Entretenimiento

Tagada

Por Melina Valdelomar
@meleminina

El pasado mes de julio me monté en la Tagada. Un momento inesperado en unas fiestas patronales nostálgicas en la Plaza Roosevelt. Tenía en mis ojos el filtro de 1990: en vez de la Tagada, veía el Barco Pirata y la Bailarina. Las caras de los amiguitos del barrio pegando gritos.

Con un par de birras adentro, logré de alguna forma decirle a mi amigo: ¡Jale a montarnos! Compramos los tiquetes y, sin ningún reparo, con una decisión completa en mi cabeza, caminé con ese papelito azul en la mano hacia la Tagada y me senté en ese gran círculo de plástico y metal.

Siempre había querido montarme, pero siempre ganó la vergüenza, el miedo, el dolor. Para qué exponerse a eso, seguro decía mi mente para evitar cualquier tipo de exposición social no deseada, ese regulador de mierda que nos priva de tantas cosas y a la vez nos mantiene con vida.

Existía una gran probabilidad de que saliera volando por los aires o que me quebrara un brazo, o que simplemente rodara por el piso y le cayera encima a la gente como una bolita de ruleta. Otra opción era que el brinqueo me aflojara el pantalón o la camisa y terminara sobre mi amigo o algún extraño y todo acabara en un show sexy, como vi en miles de ocasiones en las fiestas de Zapote.

Nada de eso cruzó por mi mente, hice una amnesia selectiva. En esta etapa de la madurez humana, pasar una vergüenza no es algo que me indisponga, me paralice. He de confesar un dato relevante: el “amigo” era realmente un match de Tinder del año pasado que estaba haciendo reaparición, no era alguien de alta confianza. En cierta forma, estaba sola en esto.
Al entrar en la mediana edad, esto del bucket list empieza a ocupar un espacio en la mente. Comienza la cuenta regresiva del ahora o nunca. Ahí, afianzada al tubo de metal que rodea los asientos, con el corazón acelerado esperando el inicio, pensé que algo estaba por tachar de esa lista.

No volé, no rodé, no hice movimientos pélvicos incitadores ni caí sobre alguien en una especie de baile exótico.

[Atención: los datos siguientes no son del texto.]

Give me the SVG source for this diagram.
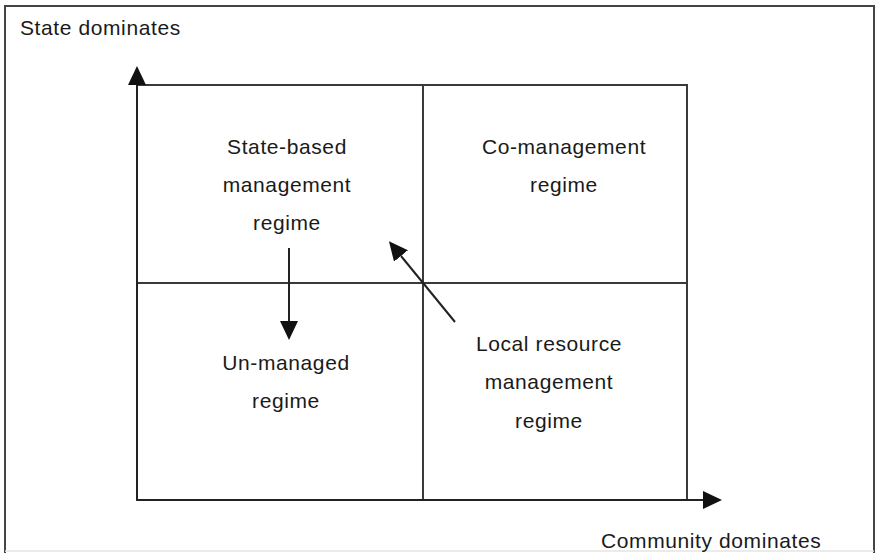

Me sujeté fuertísimo, los dedos se pusieron rojos y la mano era como una garra. Ese característico movimiento del juego lo que produce es como una especie de espasmo involuntario antigravedad, y todas las extremidades inferiores saltan y caen en seco. Lo más feo era el coxis, que pegaba como un martillo contra los asientos de resina dura. Cuando la Tagada da vueltas como una secadora es genial, te sentís en una prueba de resistencia de la NASA, con todo y tembladera de cachetes.

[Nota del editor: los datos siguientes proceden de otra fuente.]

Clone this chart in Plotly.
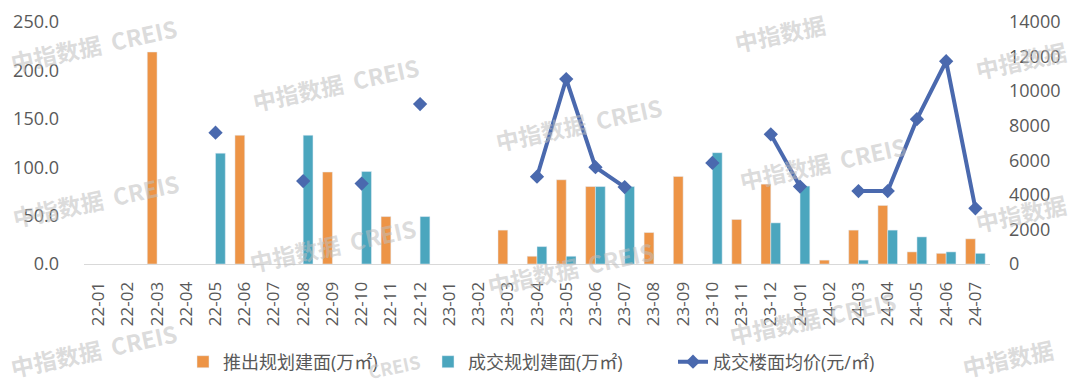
import plotly.graph_objects as go

months = ["22-01","22-02","22-03","22-04","22-05","22-06","22-07","22-08","22-09","22-10","22-11","22-12",
          "23-01","23-02","23-03","23-04","23-05","23-06","23-07","23-08","23-09","23-10","23-11","23-12",
          "24-01","24-02","24-03","24-04","24-05","24-06","24-07"]

supply = [None, None, 219, None, None, 133, None, None, 95, None, 49, None,
          None, None, 35, 8, 87, 80, None, 32.5, 90.5, None, 46, 82.5,
          None, 4, 35, 60.5, 12.5, 11, 26]

deal = [None, None, None, None, 114.5, None, None, 133, None, 95.5, None, 49,
        None, None, None, 18, 8, 80, 80, None, None, 115, None, 42.5,
        80.5, None, 4, 35, 28, 12.5, 11]

price = [None, None, None, None, 7600, None, None, 4800, None, 4650, None, 9250,
         None, None, None, 5050, 10700, 5600, 4450, None, None, 5850, None, 7500,
         4480, None, 4220, 4220, 8380, 11730, 3220]

WM_FULL = "中指数据  CREIS"
# watermark positions in screenshot pixels
watermarks = [(93, 45, WM_FULL, 23), (335, 84, WM_FULL, 23), (95, 200, WM_FULL, 23),
              (332, 245, WM_FULL, 23), (93, 350, WM_FULL, 23), (394, 366, "CREIS", 18),
              (578, 124, WM_FULL, 23), (570, 268, WM_FULL, 23), (780, 33, "中指数据", 23),
              (822, 163, WM_FULL, 23), (812, 318, WM_FULL, 23),
              (1021, 60, "中指数据", 23), (1021, 213, "中指数据", 23), (1008, 358, "中指数据", 23)]

ORANGE = "#ED9446"
TEAL = "#4BA6BE"
BLUE = "#4A69AE"
TXT = "#595959"
FONT = "Open Sans, Noto Sans CJK SC, sans-serif"

# page body adds an 8px offset; figure sized to fill the remaining window
OFF = 8
W, H = 1080 - OFF, 387 - OFF
ml, mr, mt, mb = 76, 90, 14, 123
pw, ph = W - ml - mr, H - mt - mb

fig = go.Figure()
fig.add_trace(go.Bar(x=months, y=supply, name="推出规划建面(万㎡)", marker_color=ORANGE,
                     offsetgroup="a"))
fig.add_trace(go.Bar(x=months, y=deal, name="成交规划建面(万㎡)", marker_color=TEAL,
                     offsetgroup="b"))
fig.add_trace(go.Scatter(x=months, y=price, name="成交楼面均价(元/㎡)", yaxis="y2",
                         mode="lines+markers", connectgaps=False,
                         line=dict(color=BLUE, width=4),
                         marker=dict(symbol="diamond", size=11, color=BLUE)))

for (px, py, txt, fs) in watermarks:
    fx, fy = px - OFF, py - OFF
    fig.add_annotation(xref="paper", yref="paper",
                       x=(fx - ml) / pw, y=(H - mb - fy) / ph,
                       text="<b>" + txt + "</b>", showarrow=False, textangle=-12,
                       font=dict(family="Noto Sans CJK SC", size=fs, color="rgba(190,190,190,0.55)"),
                       xanchor="center", yanchor="middle")

fig.update_layout(
    width=W, height=H,
    margin=dict(l=ml, r=mr, t=mt, b=mb, autoexpand=False),
    paper_bgcolor="white", plot_bgcolor="white",
    barmode="group", bargap=0.33, bargroupgap=0,
    font=dict(family=FONT, color=TXT),
    showlegend=True,
    legend=dict(orientation="h", x=(198 - OFF - ml - 15) / pw, xanchor="left",
                y=(H - mb - (362 - OFF)) / ph, yanchor="middle",
                font=dict(size=18, color=TXT), traceorder="normal",
                entrywidth=200, entrywidthmode="pixels"),
    xaxis=dict(type="category", range=[-0.5, len(months) - 0.5], tickangle=-90,
               tickfont=dict(size=17, color=TXT),
               showline=True, linecolor="#d9d9d9", linewidth=1, showgrid=False,
               ticks="", ticklen=0, automargin=False, ticklabelstandoff=10),
    yaxis=dict(range=[0, 250], dtick=50, tickformat=".1f", showgrid=False, zeroline=False,
               tickfont=dict(size=18, color=TXT), ticks="", ticklabelstandoff=24,
               automargin=False),
    yaxis2=dict(range=[0, 14000], dtick=2000, tickformat="d", overlaying="y", side="right",
                showgrid=False, zeroline=False, tickfont=dict(size=18, color=TXT), ticks="",
                ticklabelstandoff=18, automargin=False),
)

fig.write_html("out.html")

Lo que sí pasó es que me reí como una hiena. Me dio la payasa, me estaba divirtiendo tanto, con los golpes, con la náusea, con la idea de que llevo cinco minutos y aún el pantalón está en el mismo lugar, y yo también. La sonrisa, la carcajada que salía en ese momento, era de esas que solo suceden en un instante así, que son más un estado corporal que una expresión facial.

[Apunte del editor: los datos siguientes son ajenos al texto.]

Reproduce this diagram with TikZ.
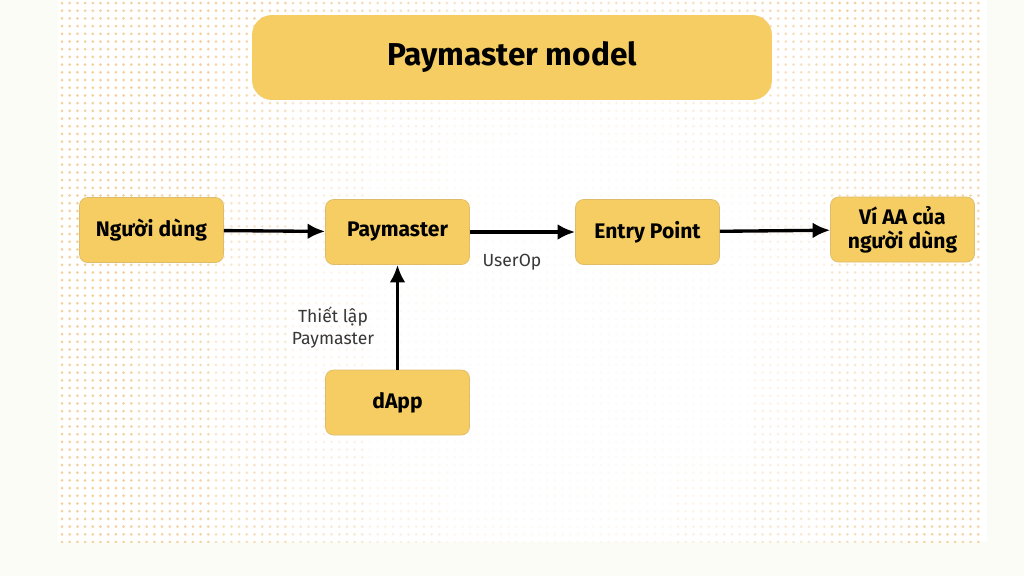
\documentclass[tikz,border=0pt]{standalone}
\usepackage{fontspec}
\setmainfont{Fira Sans}
\usetikzlibrary{arrows.meta}
\definecolor{boxyellow}{RGB}{245,205,99}
\definecolor{boxedge}{RGB}{222,188,105}
\definecolor{dotcol}{RGB}{244,208,158}
\definecolor{pagebg}{RGB}{251,252,245}
\definecolor{labelgray}{RGB}{55,55,55}

\begin{document}
\begin{tikzpicture}[x=0.02cm, y=-0.02cm,
    box/.style={
        rectangle, rounded corners=0.16cm,
        draw=boxedge, fill=boxyellow,
        minimum width=2.88cm, minimum height=1.3cm,
        inner sep=2pt, font=\fontsize{12}{13.5}\selectfont\bfseries},
    titlebox/.style={
        rectangle, rounded corners=0.4cm,
        fill=boxyellow, minimum width=10.4cm, minimum height=1.7cm,
        font=\fontsize{18}{20}\selectfont\bfseries},
    lbl/.style={text=labelgray, inner sep=1pt,
        font=\fontsize{10}{12.5}\selectfont},
    arrow/.style={-{Latex[length=10pt,width=9pt]}, line width=1.9pt},
    dotrow/.style={line width=0.06cm, line cap=round,
        dash pattern=on 0pt off 0.154cm},
    ]

    % page and dotted panel
    \useasboundingbox (0,0) rectangle (1024,576);
    \fill[pagebg] (0,0) rectangle (1024,576);
    \fill[white] (58,0) rectangle (987,542);
    \begin{scope}
        \clip (58,0) rectangle (987,542);
        \foreach \j in {0,...,70}{
            \foreach \k in {0,...,11}{
                \pgfmathtruncatemacro\op{100*min(1,max(0.08,(veclen(\k*77+100-560,\j*7.7+3-330)-170)/280))}
                \draw[dotrow, dotcol!\op!white] (\k*77+62,\j*7.7+3) -- (\k*77+135,\j*7.7+3);
            }
        }
    \end{scope}

    \node[titlebox] (title) at (512,57.5) {Paymaster model};

    \node (user) [box] at (151.5,230) {Người dùng};
    \node (pay) [box] at (397.5,232) {Paymaster};
    \node (entry) [box] at (647.5,232) {Entry Point};
    \node (wallet) [box, align=center] at (902.5,229.5) {Ví AA của\\người dùng};
    \node (dapp) [box] at (397.5,402.5) {dApp};

    \node (userop) [lbl] at (512,262) {UserOp};
    \node (setup) [lbl, align=center] at (333,328) {Thiết lập\\Paymaster};

    \draw[arrow] (user) -- (pay);
    \draw[arrow] (pay) -- (entry);
    \draw[arrow] (entry) -- (wallet);
    \draw[arrow] (dapp) -- (pay);
\end{tikzpicture}
\end{document}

Este año 2023 ha sido una montaña rusa para muchas personas que conozco. Cambio tras cambio, adapte y siga. Que me haya montado en la Tagada jamás se compara con el objetivo de vida de ver a mi hija graduarse de la escuela, conocer la CDMX o que mi madre sobreviviera el tratamiento del cáncer. El logro de la Tagada tiene un componente diferente en su esencia: el de hacer algo que se supone que ya no debés hacer. La habilidad de sorprendernos a nosotros mismos, leí u oí en algún lado. Cuando se googlea lo que es tener cuarenta y tantos años, está documentado que hay un retorno a la rebeldía. ¿Acaso alguna vez dejamos la adolescencia?